As this debate between Peter Williams and Bart Ehrman shows, there are only TWO disputed passages in the entire NT that are theologically significant. The long ending of Mark and this adultery passage. A good case can be made for the long ending of Mark, but it’s best not to assume it in a debate. The adultery passage is difficult to defend as authentic. Dr. Wallace talks about both passages in this Parchment & Pen article ( Wallace has also debated Bart Ehrman in the Greer-Heard Forum. What that debate showed is that the New Testament text is actually quite reliable except for those two passages, but it’s important to be honest about the two places that are not well supported.

The other other NT passages that are a concern are the earthquake passage and the guard story in Matthew. I think that the earthquake is apocalyptic language and the guard is more likely historical than not.

For a closer look at what the Bible says about capital punishment, look here.

15 thoughts on “Is the story of the woman being stoned for adultery in John 7-8 authentic?”

  1. “Christian feminists”

    Can not exist-you’re either one or the other. You can’t adulterate the Faith with the poisons of modernity. The Book is very, very clear about patriarchy.

    As for Reformed Theology… I know quite a few Reformed men(Will S. is one of them). They are, just like with other High-Church Protestants like the traditional Anglicans and the Lutherans as well as Catholics and Orthodox, very, very conservative in their theology. Which of course, is a good thing, tradition is developed for a reason, after all.

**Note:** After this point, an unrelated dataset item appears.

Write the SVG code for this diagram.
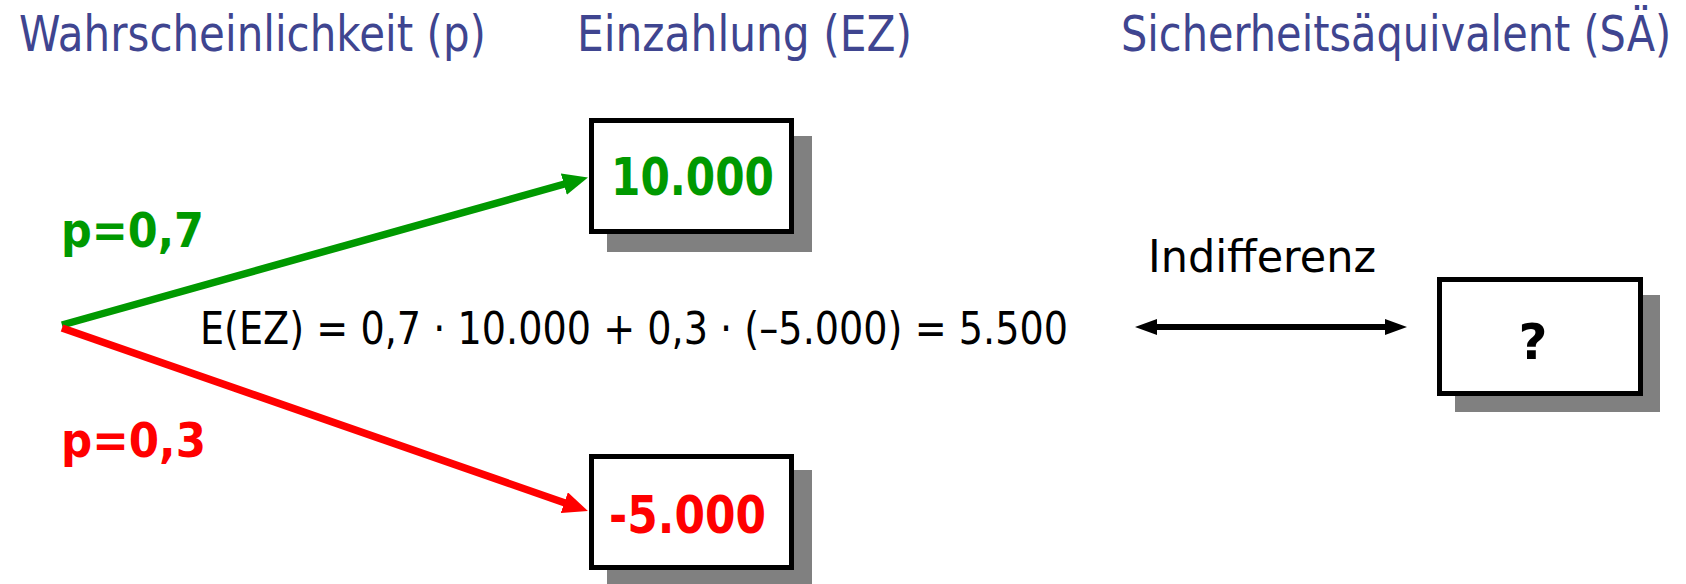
<svg xmlns="http://www.w3.org/2000/svg" width="1686" height="584" viewBox="0 0 1686 584">
  <style>
    .hdr { font-family: "DejaVu Sans", "Liberation Sans", sans-serif; font-size: 50px; fill: #3F4590; }
    .lbl { font-family: "DejaVu Sans", "Liberation Sans", sans-serif; font-weight: bold; font-size: 48px; }
    .txt { font-family: "DejaVu Sans", "Liberation Sans", sans-serif; font-size: 45px; fill: #000; }
    .box { fill: #fff; stroke: #000; stroke-width: 5; }
    .shadow { fill: #808080; }
  </style>
  <defs>
    <marker id="ahG" markerUnits="userSpaceOnUse" markerWidth="25" markerHeight="22" viewBox="0 0 25 22" refX="10" refY="11" orient="auto">
      <path d="M0,0 L25,11 L0,22 z" fill="#009900"/>
    </marker>
    <marker id="ahR" markerUnits="userSpaceOnUse" markerWidth="25" markerHeight="22" viewBox="0 0 25 22" refX="10" refY="11" orient="auto">
      <path d="M0,0 L25,11 L0,22 z" fill="#FF0000"/>
    </marker>
    <marker id="ahK" markerUnits="userSpaceOnUse" markerWidth="22" markerHeight="16" viewBox="0 0 22 16" refX="8" refY="8" orient="auto-start-reverse">
      <path d="M0,0 L22,8 L0,16 z" fill="#000"/>
    </marker>
  </defs>

  <g id="headers">
    <text class="hdr" x="19" y="51" textLength="467" lengthAdjust="spacingAndGlyphs">Wahrscheinlichkeit (p)</text>
    <text class="hdr" x="577" y="51" textLength="335" lengthAdjust="spacingAndGlyphs">Einzahlung (EZ)</text>
    <text class="hdr" x="1121" y="0" style="font-size:41.5px" transform="translate(0,51) scale(1,1.2)">Sicherheitsäquivalent (SÄ)</text>
  </g>

  <g id="connectors">
    <line x1="62" y1="325" x2="573.5" y2="181.5" stroke="#009900" stroke-width="7.5" marker-end="url(#ahG)"/>
    <line x1="62" y1="328" x2="573.7" y2="506" stroke="#FF0000" stroke-width="7.5" marker-end="url(#ahR)"/>
    <line x1="1149" y1="327" x2="1393" y2="327" stroke="#000" stroke-width="6" marker-start="url(#ahK)" marker-end="url(#ahK)"/>
  </g>

  <g id="label-p07">
    <text class="lbl" x="61" y="247" fill="#009900" textLength="143" lengthAdjust="spacingAndGlyphs">p=0,7</text>
  </g>
  <g id="label-p03">
    <text class="lbl" x="61" y="457" fill="#FF0000" textLength="145" lengthAdjust="spacingAndGlyphs">p=0,3</text>
  </g>

  <g id="node-10000">
    <rect class="shadow" x="607" y="136" width="205" height="116"/>
    <rect class="box" x="591.5" y="120.5" width="200" height="111"/>
    <text class="lbl" x="611" y="195" fill="#009900" style="font-size:51px" textLength="163" lengthAdjust="spacingAndGlyphs">10.000</text>
  </g>

  <g id="node-minus5000">
    <rect class="shadow" x="607" y="470" width="205" height="116"/>
    <rect class="box" x="591.5" y="456.5" width="200" height="111"/>
    <text class="lbl" x="609" y="533" fill="#FF0000" style="font-size:51px" textLength="157" lengthAdjust="spacingAndGlyphs">-5.000</text>
  </g>

  <g id="formula">
    <text class="txt" x="200" y="344" textLength="868" lengthAdjust="spacingAndGlyphs">E(EZ) = 0,7 · 10.000 + 0,3 · (–5.000) = 5.500</text>
  </g>

  <g id="indifferenz">
    <text class="txt" x="1148" y="272" textLength="228" lengthAdjust="spacingAndGlyphs">Indifferenz</text>
  </g>

  <g id="node-question">
    <rect class="shadow" x="1455" y="295" width="205" height="117"/>
    <rect class="box" x="1439.5" y="279.5" width="201" height="114"/>
    <text class="lbl" x="1533" y="359" fill="#000" style="font-size:50px" text-anchor="middle">?</text>
  </g>
</svg>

  2. John elsewhere (18:31) states that the Romans had prohibited Jews from executing people. So it makes sense for it to appear in John. The passage does not contradict the death penalty. It only supports due process and the equal protection and application of the law. It would be like stoning some random woman in America today.


      1. Could you have said any more “no”s?

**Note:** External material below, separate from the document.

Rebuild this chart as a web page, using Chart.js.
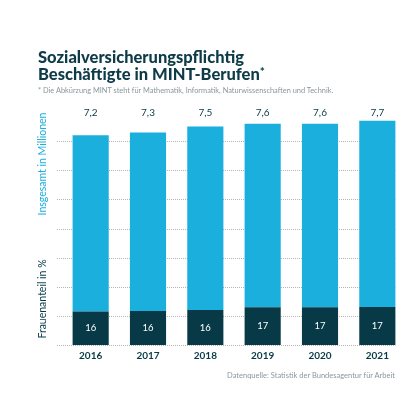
<!DOCTYPE html>
<html>
<head>
<meta charset="utf-8">
<script src="https://cdn.jsdelivr.net/npm/chart.js@4"></script>
<style>
  body { margin: 0; background: #fff; }
  #wrap { position: relative; width: 420px; height: 420px; font-family: Lato, sans-serif; }
  #chart { position: absolute; left: 0; top: 0; }
  .title { position: absolute; left: 38px; top: 49px; font-weight: 900; font-size: 16.5px; line-height: 17px; color: #0d3b48; }
  .title sup { font-size: 12px; vertical-align: 4px; line-height: 0; }
  .note { position: absolute; left: 38px; top: 86px; font-size: 7.4px; color: #8a979c; }
  .source { position: absolute; right: 25px; top: 371px; font-size: 7.5px; color: #8a979c; }
</style>
</head>
<body>
<div id="wrap">
  <canvas id="chart" width="420" height="420"></canvas>
  <div class="title">Sozialversicherungspflichtig<br>Beschäftigte in MINT-Berufen<sup>*</sup></div>
  <div class="note">* Die Abkürzung MINT steht für Mathematik, Informatik, Naturwissenschaften und Technik.</div>
  <div class="source">Datenquelle: Statistik der Bundesagentur für Arbeit</div>
</div>
<script>
// Jahre, Beschäftigte insgesamt (Mio.) und Frauenanteil (%)
const years = ['2016', '2017', '2018', '2019', '2020', '2021'];
const totalMillions = [7.2, 7.3, 7.5, 7.6, 7.6, 7.7];
const womenShare = [16, 16, 16, 17, 17, 17];
const totalLabels = ['7,2', '7,3', '7,5', '7,6', '7,6', '7,7'];

const lightBlue = '#1aafdc';
const darkTeal = '#073a46';

const womenMillions = totalMillions.map((t, i) => t * womenShare[i] / 100);
const restMillions = totalMillions.map((t, i) => t - womenMillions[i]);

// gepunktete Rasterlinien, Achsentitel und Werte
const decorations = {
  id: 'decorations',
  beforeDatasetsDraw(chart) {
    const { ctx, scales: { y } } = chart;
    const meta = chart.getDatasetMeta(0);
    const lastBar = meta.data[meta.data.length - 1];
    const right = lastBar.x + lastBar.width / 2;
    ctx.save();
    ctx.strokeStyle = '#b5b5b5';
    ctx.lineWidth = 1;
    ctx.setLineDash([1, 1]);
    for (let v = 0; v <= 7; v++) {
      const py = Math.round(y.getPixelForValue(v)) + 0.5;
      ctx.beginPath();
      ctx.moveTo(57, py);
      ctx.lineTo(right, py);
      ctx.stroke();
    }
    ctx.restore();
  },
  afterDatasetsDraw(chart) {
    const { ctx } = chart;
    const dark = chart.getDatasetMeta(0);
    ctx.save();
    ctx.textAlign = 'center';
    ctx.textBaseline = 'middle';
    dark.data.forEach((bar, i) => {
      ctx.fillStyle = '#ffffff';
      ctx.font = '9.5px Lato';
      ctx.fillText(String(womenShare[i]), bar.x, (bar.y + bar.base) / 2);
      ctx.fillStyle = darkTeal;
      ctx.font = '10px Lato';
      ctx.fillText(totalLabels[i], bar.x, 113);
    });
    ctx.translate(43, 0);
    ctx.rotate(-Math.PI / 2);
    ctx.font = '10.5px Lato';
    ctx.fillStyle = lightBlue;
    ctx.fillText('Insgesamt in Millionen', -164, 0);
    ctx.fillStyle = darkTeal;
    ctx.fillText('Frauenanteil in %', -299, 0);
    ctx.restore();
  }
};

new Chart(document.getElementById('chart'), {
  type: 'bar',
  data: {
    labels: years,
    datasets: [
      { label: 'Frauen', data: womenMillions, backgroundColor: darkTeal },
      { label: 'Männer', data: restMillions, backgroundColor: lightBlue }
    ]
  },
  options: {
    responsive: false,
    animation: false,
    layout: { padding: { left: 62, right: 14, top: 112, bottom: 53 } },
    plugins: { legend: { display: false }, tooltip: { enabled: false } },
    datasets: { bar: { categoryPercentage: 1, barPercentage: 0.63 } },
    scales: {
      x: {
        stacked: true,
        grid: { display: false, drawTicks: false },
        border: { display: false },
        ticks: { color: darkTeal, font: { family: 'Lato', size: 10, weight: 'bold' }, padding: 5 }
      },
      y: {
        stacked: true,
        display: false,
        min: 0,
        max: 8
      }
    }
  },
  plugins: [decorations]
});
</script>
</body>
</html>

        There is no reason to get all hissy over the One True Church ;) Besides, better a traditionalist Roman Papist like me than some fruity, tooty Christian Egalitarian(i.e. Heretic).

        I assume, WK, that you’re not Reformed, Anglican, or Lutheran either. What exactly is your denomination?

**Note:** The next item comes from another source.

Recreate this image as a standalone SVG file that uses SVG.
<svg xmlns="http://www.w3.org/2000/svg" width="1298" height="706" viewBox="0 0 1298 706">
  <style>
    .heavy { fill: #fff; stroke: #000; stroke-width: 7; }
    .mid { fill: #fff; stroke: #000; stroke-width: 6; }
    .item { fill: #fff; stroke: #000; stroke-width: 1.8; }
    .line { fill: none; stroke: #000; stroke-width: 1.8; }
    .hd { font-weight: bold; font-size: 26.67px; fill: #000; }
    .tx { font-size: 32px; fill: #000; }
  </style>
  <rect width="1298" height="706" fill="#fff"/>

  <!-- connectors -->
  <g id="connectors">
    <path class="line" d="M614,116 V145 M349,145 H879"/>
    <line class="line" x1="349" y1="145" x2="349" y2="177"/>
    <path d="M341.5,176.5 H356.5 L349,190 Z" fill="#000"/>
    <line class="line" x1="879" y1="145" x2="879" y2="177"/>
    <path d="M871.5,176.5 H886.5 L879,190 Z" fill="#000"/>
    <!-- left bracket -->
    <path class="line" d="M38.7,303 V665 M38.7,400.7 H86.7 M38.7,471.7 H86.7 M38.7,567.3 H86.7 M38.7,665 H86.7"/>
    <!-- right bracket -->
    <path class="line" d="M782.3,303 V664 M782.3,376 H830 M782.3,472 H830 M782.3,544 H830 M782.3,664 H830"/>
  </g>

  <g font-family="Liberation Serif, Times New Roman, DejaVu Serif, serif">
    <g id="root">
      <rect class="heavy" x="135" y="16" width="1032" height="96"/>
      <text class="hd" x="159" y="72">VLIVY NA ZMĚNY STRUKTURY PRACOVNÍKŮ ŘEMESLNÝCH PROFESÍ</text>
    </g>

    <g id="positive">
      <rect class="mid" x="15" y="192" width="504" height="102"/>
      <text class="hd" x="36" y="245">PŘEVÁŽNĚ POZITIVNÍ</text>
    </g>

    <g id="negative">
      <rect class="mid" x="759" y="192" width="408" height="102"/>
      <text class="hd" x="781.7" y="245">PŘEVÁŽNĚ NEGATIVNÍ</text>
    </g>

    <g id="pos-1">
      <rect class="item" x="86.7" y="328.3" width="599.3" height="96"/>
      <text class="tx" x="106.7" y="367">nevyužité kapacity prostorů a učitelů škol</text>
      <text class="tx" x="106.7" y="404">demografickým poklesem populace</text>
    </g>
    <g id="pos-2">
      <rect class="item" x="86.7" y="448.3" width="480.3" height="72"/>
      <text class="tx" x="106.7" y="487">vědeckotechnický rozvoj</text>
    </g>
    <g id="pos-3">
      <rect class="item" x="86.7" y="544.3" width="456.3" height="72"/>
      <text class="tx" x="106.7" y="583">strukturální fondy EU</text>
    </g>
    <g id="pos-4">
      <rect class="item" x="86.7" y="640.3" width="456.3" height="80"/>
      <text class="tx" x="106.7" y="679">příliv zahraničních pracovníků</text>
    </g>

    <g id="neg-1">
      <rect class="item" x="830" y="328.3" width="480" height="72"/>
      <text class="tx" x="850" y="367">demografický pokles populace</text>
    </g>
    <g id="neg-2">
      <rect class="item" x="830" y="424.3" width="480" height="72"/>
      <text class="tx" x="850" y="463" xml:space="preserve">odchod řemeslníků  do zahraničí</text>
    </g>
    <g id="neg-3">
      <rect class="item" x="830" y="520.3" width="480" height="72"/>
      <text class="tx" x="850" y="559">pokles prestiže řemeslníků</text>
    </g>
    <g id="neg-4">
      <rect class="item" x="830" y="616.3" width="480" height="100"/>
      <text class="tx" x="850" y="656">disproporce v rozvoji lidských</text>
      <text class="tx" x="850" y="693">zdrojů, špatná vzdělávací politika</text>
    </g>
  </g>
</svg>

  3. I certainly don’t (and will not here) make a huge deal about the passage. I’m not entirely sure where I myself stand on its authenticity. (Hey, I’m still looking at the various text-critical theories: reasoned eclecticism, western priority, byzantine priority (for this last one see the excellent defense by textual scholar Maurice Robinson here: (second article down) and note particularly how he grounds his text-critical change of mind in his re-evalutaion of the “transmissional history” of the NT MSS.

    But for any wishing to look at the other side of the Adulterous Woman passage before coming to a certain conclusion, you could look here: It’s an long article which presents in its entirety a post made by James Snapp at another board. Note in particular that Snapp is NOT a defender of the passage’s authenticiy, but he is well-known for his thorough research and for his defense of the long ending of Mark, e.g. here Note his summary and evaluation of the MS evidence therein !

    FWIW, any interested parties might want to peruse the main Pericope Adulterae site ( or the blog site ( and read the various articles there. Warning: there may be KJV defenders at that site (a view which I most certainly do not share in the least). However, as one will see from the articles there, the writers’ intent is to analyze *evidence*.

    And since this site (WK’s blog) often highlights and promotes the debate-style format for Christian apologetics (i.e. looking at the evidence presented by different sides *before* coming to one’s conclusion [cf. Prov. 18.17]), I thought I’d offer the online resources above from more academically oriented defenders of the passage (or, in Snapp’s case, an academic but fair *opponent* of the passage’s authenticity) for your consideration and study.


  4. Hmm the famous ravi zacharias uses the adultery story quite a lot in his speeches.I wonder if he knows it isn’t authentic !


  5. This debate seems to open a can of worms, namely how could God allow a passage that is not inspired by the Holy Spirit to eventually be included in millions of bibles that Christians use today?

    Can’t God protect the integrity of His Word?

    This seems to open the door to “Da Vinci Code” style accusations that certain scribes controlled the message of the Bible.

    Also, what was the point of adding the adulteress woman story then…what were the conspirators trying to accomplish?


    1. Inerrancy applies to the original writings (autographs), Jay. Not to the copies we have today. God has protected the integrity of his Word, and this verse is not part of that Word. The millions of Bibles that Christians use today clearly state that this verse is not in the earliest manuscripts. Because Christians aren’t liars, nor are they stupid.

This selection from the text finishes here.